Quando em Maiorca, após alguns mapas e estradas errados, Jim, Franny e Sylvia chegaram a um vilarejo paradisíaco, onde uma paradisíaca residência os aguardava. Outros personagens também se juntaram ao trio: Bobby e sua namorada Carmen (uma mulher bonita e independente, porém muito mais velha que Bobby - Carmen fora uma espécie de chefe-supervisora de Bobby!, e nem é preciso dizer que este era um grande desgosto para Franny, não é mesmo), além de Charles (melhor amigo e confidente de Franny) e seu marido Lawrence.
A história de Emma Straub é assim feita de minuciosos hábitos, confissões, desaforos e desejos da familia Post; Os Veranistas acaba sendo um livro extremamente detalhado, e por vezes denso, que quase se arrasta, como um relacionamento que sobrevive graças a esta desnecessária porém desmedida atenção ao nada, a cada coisinha que desfaz ou providencia o nosso caminho. Os Veranistas é então uma história sem muitas estórias (ainda que um amor de praia, um desejo de juventude e uma traição de escritório sejam alguns dos episódios quase incendiários desta viagem em família), e portanto uma espécie de (irônica) alegoria para o cotidiano de qualquer um de nós que se disponha a não mais viver sozinho.
"Apesar das circunstâncias, Franny estava satisfeita (...) por ter seus dois patinhos juntos sob seu teto mais um pouco. (...) O coração era um órgão complexo em qualquer idade. Os adolescentes não eram menos suscetíveis à verdadeira mágoa e à luxúria do que a serem atropelados por um ônibus. Na realidade, as chances eram dramaticamente mais elevadas.
(...) Franny fechou os olhos e pousou o rosto no ombro de Jim. (...) Não havia nada mais difícil ou mais importante na vida do que concordar, todas as manhãs, em manter o curso, retornar ao antigo eu, de muitos anos atrás, e tomar a mesma decisão. (...) Franny entrelaçou firmemente ambos os braços no braço direito de Jim, pronta para qualquer turbulência adiante."
Os Veranistas - Emma Straub
Uma quinzena de férias com hospedagem numa casa confortável, com piscina, em local ensolarado, repleto de praias belíssimas, na companhia da família e de amigos íntimos nem sempre corresponde a momentos agradáveis e de lazer. Em Os veranistas, a escritora Emma Straub analisa as contraditórias relações de afeto na contemporaneidade, deslocando para Palma de Maiorca, na Espanha, um grupo de sofisticados nova-iorquinos que estão vivendo uma fase de transição de suas vidas, enquanto superam traições amorosas. O resultado é um romance encantador sobre a vida em família, a amizade e o amor.

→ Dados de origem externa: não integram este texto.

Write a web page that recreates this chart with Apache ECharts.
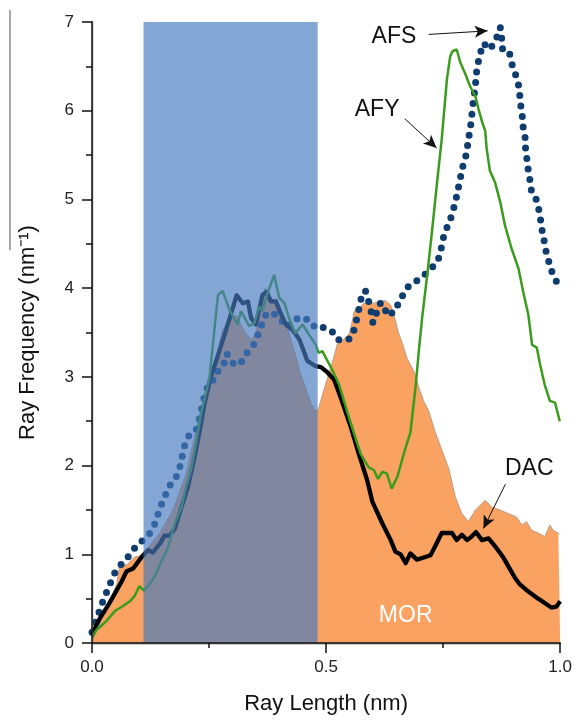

Montando cenas incômodas, em que eclodem as pequenas rusgas permitidas pela intimidade entre pessoas que se conhecem profundamente, Emma Straub entrega os personagens ao leitor, que os recebe como membros de sua própria família. Os hábitos de cada um, que irritam ou encantam os demais, compõem essa extensa e intensa reunião de figuras notáveis, mas que são tão familiares quanto as que encontramos no dia a dia. Uma narrativa que hipnotiza o leitor por sua aparente simplicidade e, principalmente, pela profundidade do que discute: a dificuldade das escolhas numa sociedade em que todas as ligações podem ser facilmente desfeitas.
Oiii! Não tinha visto esse livro ainda. A vapa é incrível, como comentou no IG, mas a história não me interessou nem um pouco.
ResponderExcluirA resenha está otima, detalhada, mas o livro em si não me atraiu :(
www.papuff.com
Oi Mariana! Alguns livros acabam sendo "muito reais" mesmo né... Ler e lembrar de nossas famílias é algo conflituoso, sempre... Mas dá pra ler como se fosse um livro de viagem também, já que a autora descreve bem os cenários e paisagens da Ilha de Maiorca (que é um lugar que, particularmente, sempre quis conhecer), e isso acaba sendo uma espécie de "escape" para as páginas e páginas de confusões (e confissões) da família Post rs.